● Work to complete
Tell how many lines contain the word "document". Reply with the number only.

● Source data

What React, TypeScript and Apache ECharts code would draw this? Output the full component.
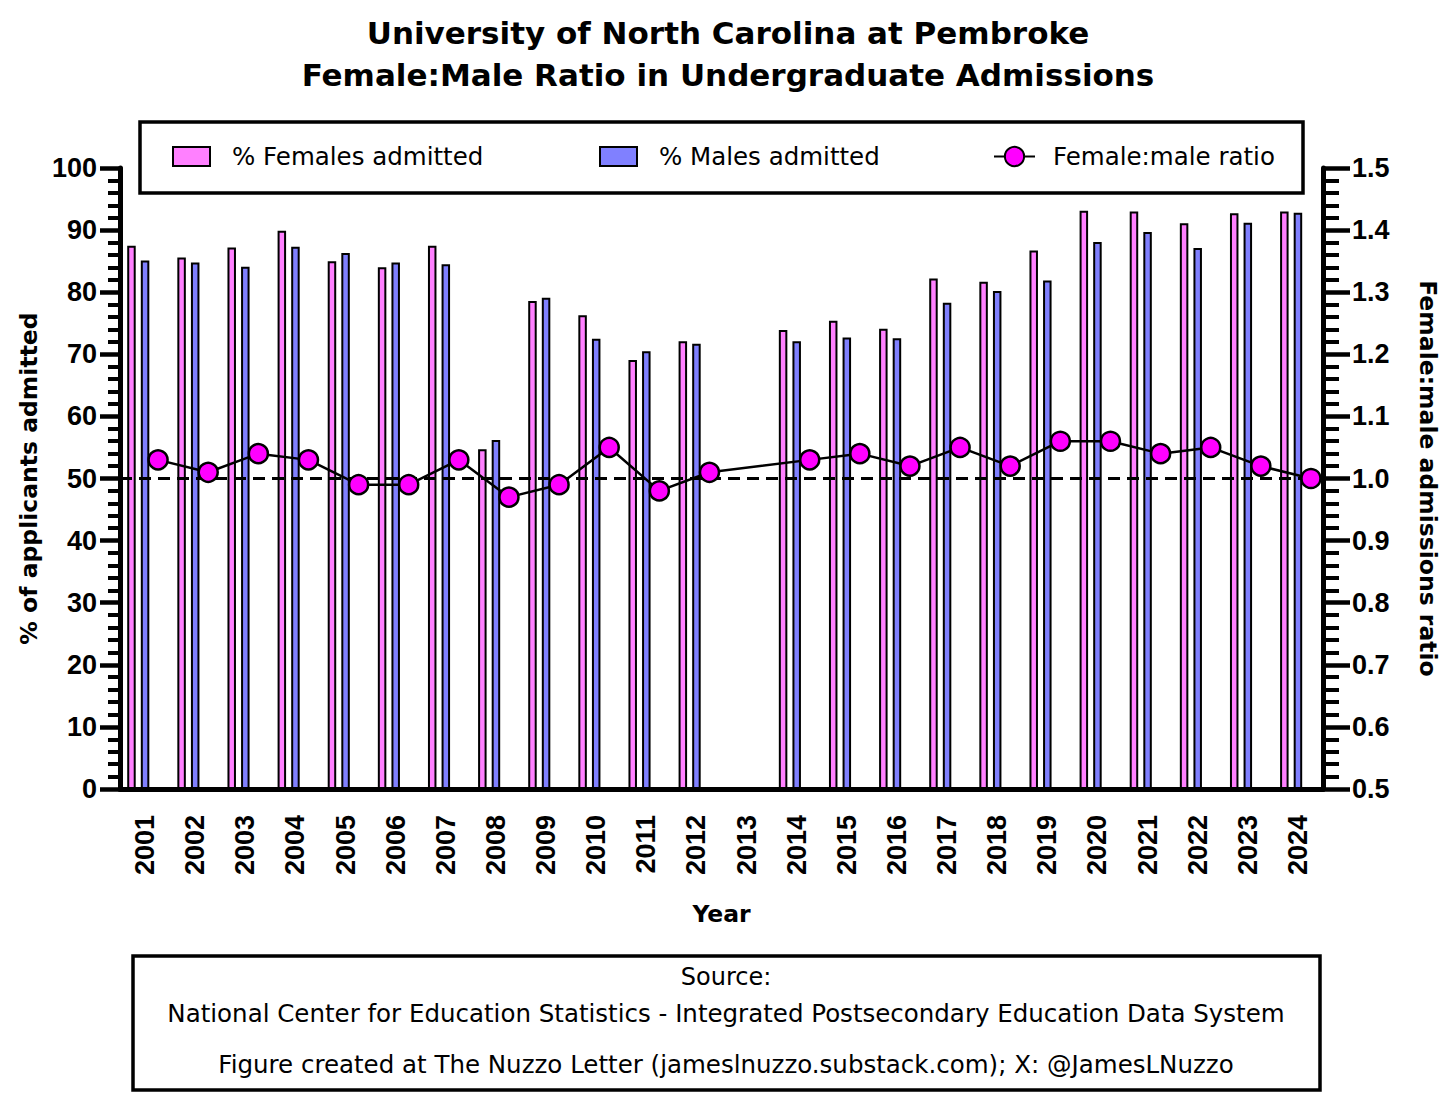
import React, { useEffect, useRef } from "react";
import * as echarts from "echarts";

const years = ["2001","2002","2003","2004","2005","2006","2007","2008","2009","2010","2011","2012","2013","2014","2015","2016","2017","2018","2019","2020","2021","2022","2023","2024"];
const femalesAdmitted = [87.5, 85.6, 87.2, 89.9, 85.0, 84.0, 87.5, 54.7, 78.6, 76.3, 69.1, 72.1, null, 73.9, 75.4, 74.1, 82.2, 81.7, 86.7, 93.1, 93.0, 91.1, 92.7, 93.0];
const malesAdmitted = [85.1, 84.8, 84.1, 87.3, 86.3, 84.8, 84.5, 56.2, 79.1, 72.5, 70.5, 71.7, null, 72.1, 72.7, 72.6, 78.3, 80.2, 81.9, 88.1, 89.7, 87.1, 91.2, 92.8];
const ratio = [1.03, 1.01, 1.04, 1.03, 0.99, 0.99, 1.03, 0.97, 0.99, 1.05, 0.98, 1.01, null, 1.03, 1.04, 1.02, 1.05, 1.02, 1.06, 1.06, 1.04, 1.05, 1.02, 1.00];
const leftTicks = { min: 0, max: 100, interval: 10 };
const rightTicks = { min: 0.5, max: 1.5, interval: 0.1 };

const NUM_FONT = "'Liberation Sans', Arial, Helvetica, sans-serif";
const TXT_FONT = "'DejaVu Sans', 'Liberation Sans', Arial, sans-serif";

export default function App() {
  const ref = useRef<HTMLDivElement>(null);
  useEffect(() => {
    document.body.style.margin = "0";
    if (!ref.current) return;
    const chart = echarts.init(ref.current, null, { renderer: "svg" });
    const POINT_OFFSET = 0.26;
    const ratioData = ratio
      .map((v, i) => (v === null ? null : [i + 0.5 + POINT_OFFSET, v]))
      .filter((d) => d !== null);

    const legendText = { fontFamily: TXT_FONT, fontSize: 24.5, color: "#000" };

    const option = {
      animation: false,
      backgroundColor: "#fff",
      textStyle: { fontFamily: TXT_FONT },
      title: {
        text: "University of North Carolina at Pembroke\nFemale:Male Ratio in Undergraduate Admissions",
        left: "center",
        top: 7,
        textStyle: { fontFamily: TXT_FONT, fontSize: 31, fontWeight: "bold", color: "#000", lineHeight: 42 },
      },
      legend: [
        {
          data: ["% Females admitted"], left: 172, top: 144, padding: 0, itemWidth: 37, itemHeight: 19,
          icon: "rect", selectedMode: false,
          textStyle: { ...legendText, padding: [0, 0, 0, 17] },
        },
        {
          data: ["% Males admitted"], left: 599, top: 144, padding: 0, itemWidth: 37, itemHeight: 19,
          icon: "rect", selectedMode: false,
          textStyle: { ...legendText, padding: [0, 0, 0, 17] },
        },
        {
          data: ["Female:male ratio"], left: 993, top: 144, padding: 0, itemWidth: 41, itemHeight: 24,
          selectedMode: false,
          textStyle: { ...legendText, padding: [0, 0, 0, 13] },
        },
      ],
      grid: { left: 120, right: 133, top: 168, bottom: 308, containLabel: false },
      xAxis: [
        {
          type: "category",
          data: years,
          name: "Year",
          nameLocation: "middle",
          nameGap: 113,
          nameTextStyle: { fontFamily: TXT_FONT, fontSize: 23.5, fontWeight: "bold", color: "#000" },
          axisLine: { lineStyle: { color: "#000", width: 5 } },
          axisTick: { alignWithLabel: true, length: 19, lineStyle: { color: "#000", width: 5 } },
          axisLabel: { interval: 0, rotate: 90, margin: 26, fontFamily: NUM_FONT, fontSize: 27, fontWeight: "bold", color: "#000" },
          splitLine: { show: false },
        },
        { type: "value", min: 0, max: years.length, show: false },
      ],
      yAxis: [
        {
          type: "value",
          min: leftTicks.min, max: leftTicks.max, interval: leftTicks.interval,
          name: "% of applicants admitted",
          nameLocation: "middle",
          nameGap: 78,
          nameTextStyle: { fontFamily: TXT_FONT, fontSize: 23.5, fontWeight: "bold", color: "#000" },
          axisLine: { show: true, lineStyle: { color: "#000", width: 5 } },
          axisTick: { show: true, length: 20, lineStyle: { color: "#000", width: 4.5 } },
          minorTick: { show: true, splitNumber: 5, length: 12, lineStyle: { color: "#000", width: 4 } },
          axisLabel: { margin: 23, fontFamily: NUM_FONT, fontSize: 27, fontWeight: "bold", color: "#000" },
          splitLine: { show: false },
        },
        {
          type: "value",
          position: "right",
          min: rightTicks.min, max: rightTicks.max, interval: rightTicks.interval,
          name: "Female:male admissions ratio",
          nameLocation: "middle",
          nameRotate: -90,
          nameGap: 93,
          nameTextStyle: { fontFamily: TXT_FONT, fontSize: 23.5, fontWeight: "bold", color: "#000" },
          axisLine: { show: true, lineStyle: { color: "#000", width: 5 } },
          axisTick: { show: true, length: 27, lineStyle: { color: "#000", width: 4.5 } },
          minorTick: { show: true, splitNumber: 5, length: 16, lineStyle: { color: "#000", width: 4 } },
          axisLabel: { margin: 29, fontFamily: NUM_FONT, fontSize: 27, fontWeight: "bold", color: "#000", formatter: (v: number) => v.toFixed(1) },
          splitLine: { show: false },
        },
      ],
      series: [
        {
          name: "% Females admitted",
          type: "bar",
          xAxisIndex: 0, yAxisIndex: 0,
          data: femalesAdmitted,
          barWidth: 8.5,
          barGap: "60%",
          itemStyle: { color: "#FF80FF", borderColor: "#000", borderWidth: 2 },
        },
        {
          name: "% Males admitted",
          type: "bar",
          xAxisIndex: 0, yAxisIndex: 0,
          data: malesAdmitted,
          barWidth: 8.5,
          barGap: "60%",
          itemStyle: { color: "#8080FF", borderColor: "#000", borderWidth: 2 },
        },
        {
          name: "slot",
          type: "bar",
          xAxisIndex: 0, yAxisIndex: 0,
          data: [],
          barWidth: 8.5,
          barGap: "60%",
        },
        {
          name: "Female:male ratio",
          type: "line",
          xAxisIndex: 1, yAxisIndex: 1,
          data: ratioData,
          z: 5,
          symbol: "circle",
          symbolSize: 19,
          lineStyle: { color: "#000", width: 2.5 },
          itemStyle: { color: "#FF00FF", borderColor: "#000", borderWidth: 2.5 },
          markLine: {
            silent: true,
            symbol: "none",
            label: { show: false },
            lineStyle: { color: "#000", width: 3, type: [12, 7] },
            data: [{ yAxis: 1.0 }],
          },
        },
      ],
      graphic: [
        {
          type: "rect", z: -1,
          shape: { x: 140, y: 122, width: 1163, height: 71 },
          style: { fill: "#fff", stroke: "#000", lineWidth: 3.5 },
        },
        {
          type: "rect", z: -1,
          shape: { x: 133, y: 956, width: 1187, height: 134 },
          style: { fill: "#fff", stroke: "#000", lineWidth: 3.5 },
        },
        {
          type: "text", x: 726, y: 977,
          style: { text: "Source:", font: `24px ${TXT_FONT}`, fill: "#000", textAlign: "center", textVerticalAlign: "middle" },
        },
        {
          type: "text", x: 726, y: 1013,
          style: { text: "National Center for Education Statistics - Integrated Postsecondary Education Data System", font: `24.5px ${TXT_FONT}`, fill: "#000", textAlign: "center", textVerticalAlign: "middle" },
        },
        {
          type: "text", x: 726, y: 1064,
          style: { text: "Figure created at The Nuzzo Letter (jameslnuzzo.substack.com); X: @JamesLNuzzo", font: `24.5px ${TXT_FONT}`, fill: "#000", textAlign: "center", textVerticalAlign: "middle" },
        },
      ],
    };
    chart.setOption(option as any);
    return () => chart.dispose();
  }, []);
  return <div ref={ref} style={{ width: 1456, height: 1097 }} />;
}
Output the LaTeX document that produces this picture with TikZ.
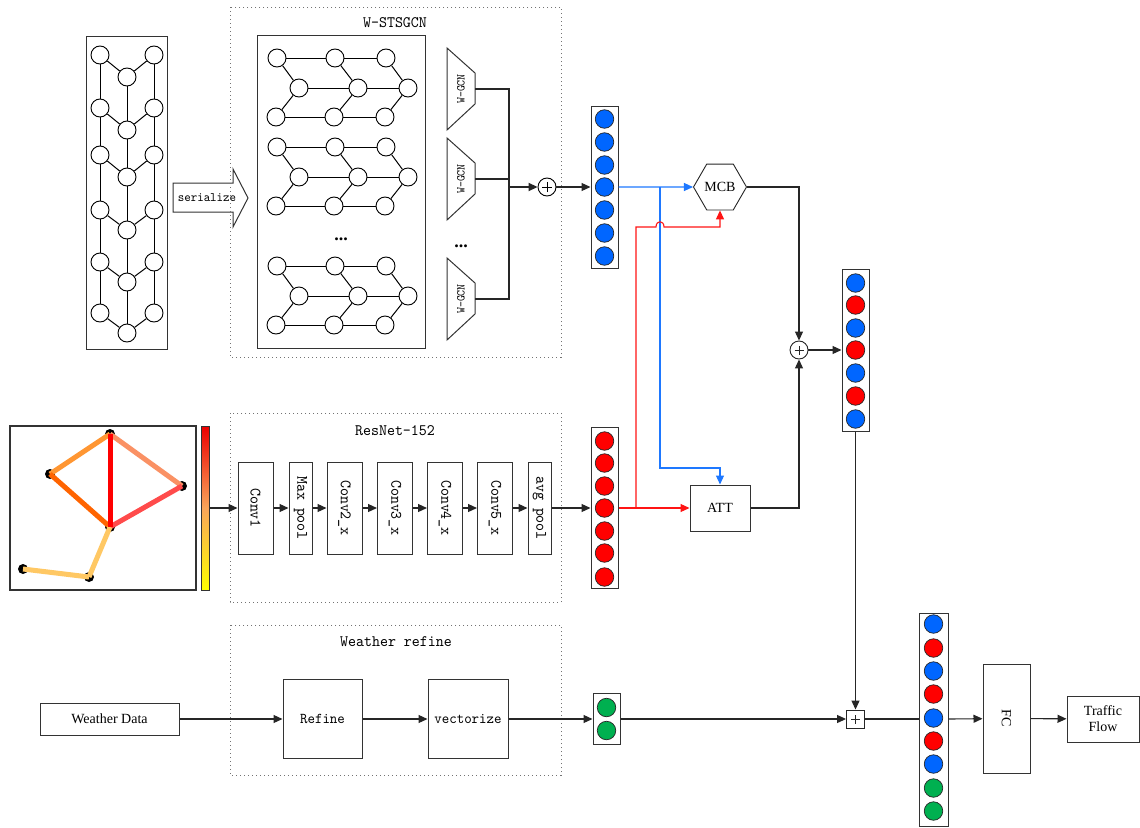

● Output for this task
2